First things first, Happy Anniversary to the Sizzle blog. I was just thinking the other day, I can no longer remember who came along when and how I found everyone's blog and how they might have found mine, but isn't that SO cool?! I'm glad I found yours!
Second things second, interesting! I don't remember where my vote went, I just remember that I wanted them all to be true. :)
And of course, Happy Blogging Anniversary!
I really need to think through my comments more carefully so I stop leaving 2 or 3 at a time. Sorry.
Damn, why did I change my answer? You're too good at this fibbing stuff Sizzle.
Happy blogiversary!
Your life is way too interesting. Only boring stuff happens to me.
Congrats on the anniversary.
Happy Bloggiversary!
I had to cross my arms at the whole nipple removal thing. Owie.
Happy Bloggiversary!
I liked the sappy and sentimental part of the post as much as the rest... probably because I think the same thing about most of my readers. ;)
Btw, your answers were TOO funny!
happy bloggiversary!
here's to many more anniversaries!
Woo hoo!!! Happy two years!!!
Happy blogiversary!! I will make myself a comical paper party hat in your honor. :)
That is really funny that no one guessed the untruth--you are a good deceiver! ;)
Happy Blogoversary! Nice that you keep your condoms around, esp. when you're getting lei'd;)
Happy blogiversary, Sizz! I very much enjoy your blog and look forward to what's to come.
Yay, you're two! Happy blogiversary :)
Yay for two years! Here's to many more, blogging or not.
Yay!
Happy Anniversary, Ms. Sizzle!
I'm so disappointed that I missed all the guessing fun yesterday, though. :( I'm going to have to do better and stay on top of things!

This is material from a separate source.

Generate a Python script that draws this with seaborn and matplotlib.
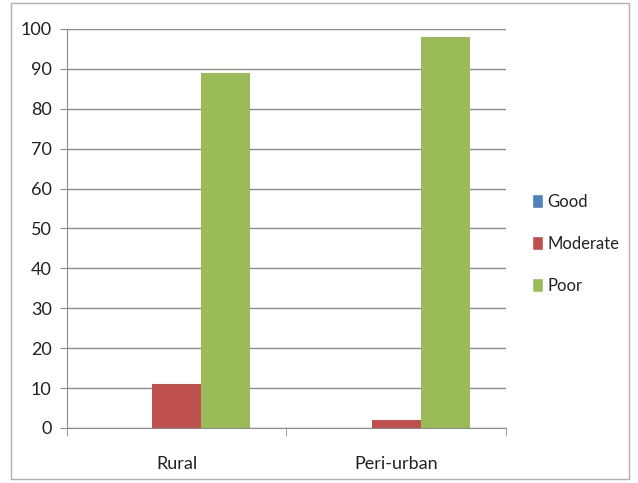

Happy blogiversary! And thanks for the giggles. Great stories!
Wow, two years! Congrats :) Looking forward to many more. :)
That's not the one I would have guessed. :) Nice job.
Happy 2-year anniversary! Great stories, ha, I guessed wrong. Can't believe you posted your breasts on Craigslist, you hoor. :)
Congrats on your 2 years of blogging. Today, Feb. 9th is my anniversary of the first day I became a woman (aka got my period ~ 29 years ago today).